Exercise: Select the lines that contain "document" and copy each of them.
+--
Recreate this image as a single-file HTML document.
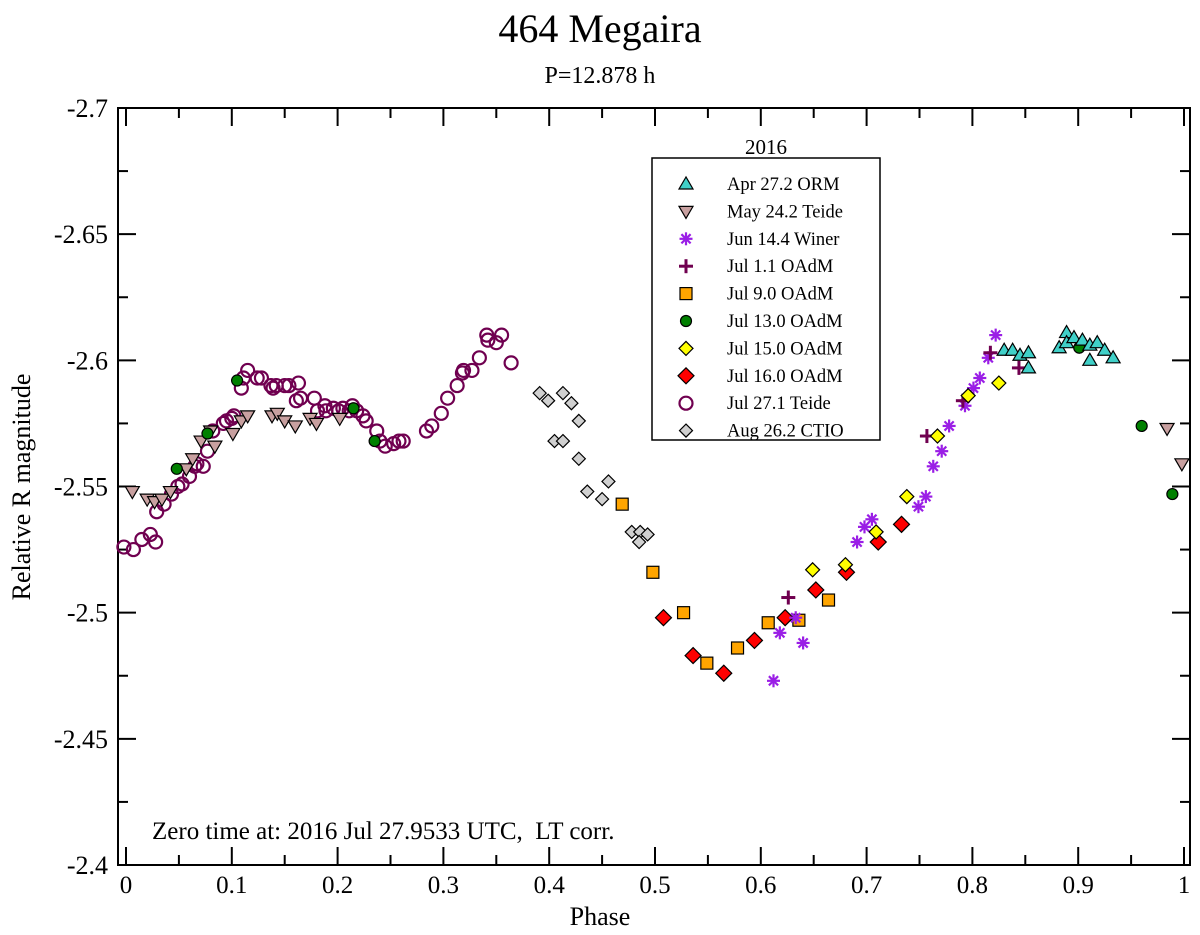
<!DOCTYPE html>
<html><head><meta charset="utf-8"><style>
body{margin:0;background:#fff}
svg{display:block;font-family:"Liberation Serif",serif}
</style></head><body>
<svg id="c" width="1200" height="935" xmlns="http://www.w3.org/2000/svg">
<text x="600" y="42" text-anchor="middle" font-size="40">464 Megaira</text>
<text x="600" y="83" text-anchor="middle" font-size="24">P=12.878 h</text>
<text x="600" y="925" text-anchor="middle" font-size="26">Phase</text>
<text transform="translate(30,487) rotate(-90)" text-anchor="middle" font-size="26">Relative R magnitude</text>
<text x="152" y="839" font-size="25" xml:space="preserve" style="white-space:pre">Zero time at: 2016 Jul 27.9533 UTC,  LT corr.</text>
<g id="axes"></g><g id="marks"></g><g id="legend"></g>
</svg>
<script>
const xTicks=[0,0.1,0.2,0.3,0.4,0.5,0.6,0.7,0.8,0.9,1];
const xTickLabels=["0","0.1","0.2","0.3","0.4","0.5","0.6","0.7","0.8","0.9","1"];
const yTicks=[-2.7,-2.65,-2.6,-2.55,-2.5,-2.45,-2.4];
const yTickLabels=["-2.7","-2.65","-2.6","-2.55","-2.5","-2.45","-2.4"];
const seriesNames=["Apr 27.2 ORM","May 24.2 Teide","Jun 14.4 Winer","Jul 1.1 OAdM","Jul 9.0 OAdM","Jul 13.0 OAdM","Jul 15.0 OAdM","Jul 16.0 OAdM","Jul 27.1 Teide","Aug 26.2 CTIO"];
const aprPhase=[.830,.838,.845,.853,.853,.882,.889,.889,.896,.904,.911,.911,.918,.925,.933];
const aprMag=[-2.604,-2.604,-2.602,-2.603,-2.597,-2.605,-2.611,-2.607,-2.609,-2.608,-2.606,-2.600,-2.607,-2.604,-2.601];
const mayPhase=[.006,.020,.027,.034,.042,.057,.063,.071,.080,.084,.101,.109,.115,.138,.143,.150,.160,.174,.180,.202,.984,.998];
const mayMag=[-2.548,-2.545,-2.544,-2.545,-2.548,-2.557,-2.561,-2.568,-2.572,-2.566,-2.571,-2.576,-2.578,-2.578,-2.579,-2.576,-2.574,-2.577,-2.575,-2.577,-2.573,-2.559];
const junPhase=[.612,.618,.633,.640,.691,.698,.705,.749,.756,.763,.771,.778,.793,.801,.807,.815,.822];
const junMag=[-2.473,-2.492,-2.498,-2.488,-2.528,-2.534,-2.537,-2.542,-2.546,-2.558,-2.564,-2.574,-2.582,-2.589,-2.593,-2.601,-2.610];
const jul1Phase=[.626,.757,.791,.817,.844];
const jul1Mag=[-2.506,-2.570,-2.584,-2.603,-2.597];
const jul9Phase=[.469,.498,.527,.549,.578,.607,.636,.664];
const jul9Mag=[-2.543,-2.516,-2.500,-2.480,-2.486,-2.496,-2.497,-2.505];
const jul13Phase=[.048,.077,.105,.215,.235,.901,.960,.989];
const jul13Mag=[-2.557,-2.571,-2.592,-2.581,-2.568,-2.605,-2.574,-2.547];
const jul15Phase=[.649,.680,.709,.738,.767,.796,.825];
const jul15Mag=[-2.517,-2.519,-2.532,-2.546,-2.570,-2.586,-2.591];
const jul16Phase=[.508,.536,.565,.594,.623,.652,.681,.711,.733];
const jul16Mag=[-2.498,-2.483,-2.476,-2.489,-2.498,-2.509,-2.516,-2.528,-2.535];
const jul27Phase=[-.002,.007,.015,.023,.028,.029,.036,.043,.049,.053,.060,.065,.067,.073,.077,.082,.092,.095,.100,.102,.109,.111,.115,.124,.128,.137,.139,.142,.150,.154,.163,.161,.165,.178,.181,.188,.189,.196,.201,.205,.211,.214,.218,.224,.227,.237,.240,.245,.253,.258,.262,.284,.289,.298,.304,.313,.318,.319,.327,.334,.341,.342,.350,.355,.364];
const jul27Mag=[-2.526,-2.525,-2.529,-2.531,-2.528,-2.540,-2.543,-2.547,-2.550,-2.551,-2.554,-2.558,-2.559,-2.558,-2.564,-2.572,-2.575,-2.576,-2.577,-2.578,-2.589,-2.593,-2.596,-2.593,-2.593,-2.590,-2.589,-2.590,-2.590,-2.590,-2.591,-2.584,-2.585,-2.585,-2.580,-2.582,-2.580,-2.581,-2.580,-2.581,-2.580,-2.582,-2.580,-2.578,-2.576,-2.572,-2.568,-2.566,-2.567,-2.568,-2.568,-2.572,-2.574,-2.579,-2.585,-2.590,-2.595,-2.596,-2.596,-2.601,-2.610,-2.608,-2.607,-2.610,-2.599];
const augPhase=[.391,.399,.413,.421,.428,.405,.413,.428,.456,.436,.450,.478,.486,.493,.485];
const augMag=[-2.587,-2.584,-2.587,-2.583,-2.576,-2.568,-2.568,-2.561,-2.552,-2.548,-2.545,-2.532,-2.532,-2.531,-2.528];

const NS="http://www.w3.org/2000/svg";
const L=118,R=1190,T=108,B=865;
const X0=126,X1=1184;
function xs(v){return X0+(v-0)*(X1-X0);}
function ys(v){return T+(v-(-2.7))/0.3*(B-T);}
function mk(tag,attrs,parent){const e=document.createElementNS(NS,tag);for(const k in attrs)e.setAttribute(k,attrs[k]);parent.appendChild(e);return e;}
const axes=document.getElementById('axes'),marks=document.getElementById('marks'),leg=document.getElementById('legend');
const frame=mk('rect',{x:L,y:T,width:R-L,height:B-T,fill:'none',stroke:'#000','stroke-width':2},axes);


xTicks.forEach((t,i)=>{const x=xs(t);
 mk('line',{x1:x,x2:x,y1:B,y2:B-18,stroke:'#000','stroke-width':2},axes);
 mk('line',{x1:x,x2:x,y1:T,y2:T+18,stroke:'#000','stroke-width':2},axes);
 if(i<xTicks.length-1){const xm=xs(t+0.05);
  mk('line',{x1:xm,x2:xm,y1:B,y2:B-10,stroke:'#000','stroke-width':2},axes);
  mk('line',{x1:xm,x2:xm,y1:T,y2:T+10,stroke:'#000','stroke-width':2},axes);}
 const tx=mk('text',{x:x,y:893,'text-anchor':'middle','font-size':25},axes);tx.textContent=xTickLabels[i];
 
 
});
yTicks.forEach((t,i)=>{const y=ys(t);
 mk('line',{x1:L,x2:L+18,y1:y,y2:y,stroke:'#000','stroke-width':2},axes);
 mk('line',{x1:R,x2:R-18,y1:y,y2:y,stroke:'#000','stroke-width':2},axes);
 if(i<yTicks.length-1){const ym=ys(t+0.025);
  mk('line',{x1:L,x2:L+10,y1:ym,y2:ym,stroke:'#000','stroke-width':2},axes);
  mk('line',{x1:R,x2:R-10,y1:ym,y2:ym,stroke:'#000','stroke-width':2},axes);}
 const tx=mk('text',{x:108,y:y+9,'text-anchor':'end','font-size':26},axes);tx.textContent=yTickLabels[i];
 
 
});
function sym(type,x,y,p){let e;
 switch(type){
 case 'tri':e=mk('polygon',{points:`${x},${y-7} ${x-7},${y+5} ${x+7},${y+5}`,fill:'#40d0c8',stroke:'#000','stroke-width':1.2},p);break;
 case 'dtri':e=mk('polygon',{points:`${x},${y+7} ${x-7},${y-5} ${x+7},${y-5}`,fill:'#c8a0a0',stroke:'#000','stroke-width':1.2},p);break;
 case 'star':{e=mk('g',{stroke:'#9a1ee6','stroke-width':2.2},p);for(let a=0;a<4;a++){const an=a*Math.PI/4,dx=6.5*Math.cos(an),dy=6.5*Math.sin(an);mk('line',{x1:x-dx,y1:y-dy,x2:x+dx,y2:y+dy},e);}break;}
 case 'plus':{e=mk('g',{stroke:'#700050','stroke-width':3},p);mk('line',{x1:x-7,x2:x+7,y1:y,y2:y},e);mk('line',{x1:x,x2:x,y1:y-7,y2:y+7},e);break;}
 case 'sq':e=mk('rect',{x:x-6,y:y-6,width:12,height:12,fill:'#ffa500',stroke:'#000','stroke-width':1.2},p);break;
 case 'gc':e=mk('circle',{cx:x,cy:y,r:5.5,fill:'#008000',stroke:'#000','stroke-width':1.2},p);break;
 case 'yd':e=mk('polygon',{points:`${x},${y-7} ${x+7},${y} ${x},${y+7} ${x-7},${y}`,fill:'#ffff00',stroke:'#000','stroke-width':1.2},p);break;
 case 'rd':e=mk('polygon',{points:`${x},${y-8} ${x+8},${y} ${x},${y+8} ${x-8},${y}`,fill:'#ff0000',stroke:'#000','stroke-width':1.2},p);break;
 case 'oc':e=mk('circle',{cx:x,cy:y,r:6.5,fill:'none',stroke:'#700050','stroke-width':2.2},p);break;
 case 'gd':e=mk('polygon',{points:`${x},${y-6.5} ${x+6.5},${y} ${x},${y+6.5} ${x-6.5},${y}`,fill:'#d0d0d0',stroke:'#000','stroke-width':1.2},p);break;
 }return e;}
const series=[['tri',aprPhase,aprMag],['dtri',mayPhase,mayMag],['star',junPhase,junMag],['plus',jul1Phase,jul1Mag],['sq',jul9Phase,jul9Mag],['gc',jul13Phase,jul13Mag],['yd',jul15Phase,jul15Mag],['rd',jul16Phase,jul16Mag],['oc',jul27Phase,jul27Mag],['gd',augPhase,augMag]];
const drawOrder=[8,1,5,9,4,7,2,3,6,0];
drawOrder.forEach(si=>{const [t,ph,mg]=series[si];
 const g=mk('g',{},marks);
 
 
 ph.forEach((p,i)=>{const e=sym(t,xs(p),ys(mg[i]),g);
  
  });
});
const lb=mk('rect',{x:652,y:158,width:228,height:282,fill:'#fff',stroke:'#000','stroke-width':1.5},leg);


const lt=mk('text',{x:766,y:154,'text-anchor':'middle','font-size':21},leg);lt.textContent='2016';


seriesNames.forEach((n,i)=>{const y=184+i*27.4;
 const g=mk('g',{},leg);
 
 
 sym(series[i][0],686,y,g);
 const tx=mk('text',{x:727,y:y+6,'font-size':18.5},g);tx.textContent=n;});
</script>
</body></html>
+--
Solution to this exercise:
Recreate this image as a single-file HTML document.
function mk(tag,attrs,parent){const e=document.createElementNS(NS,tag);for(const k in attrs)e.setAttribute(k,attrs[k]);parent.appendChild(e);return e;}
const axes=document.getElementById('axes'),marks=document.getElementById('marks'),leg=document.getElementById('legend');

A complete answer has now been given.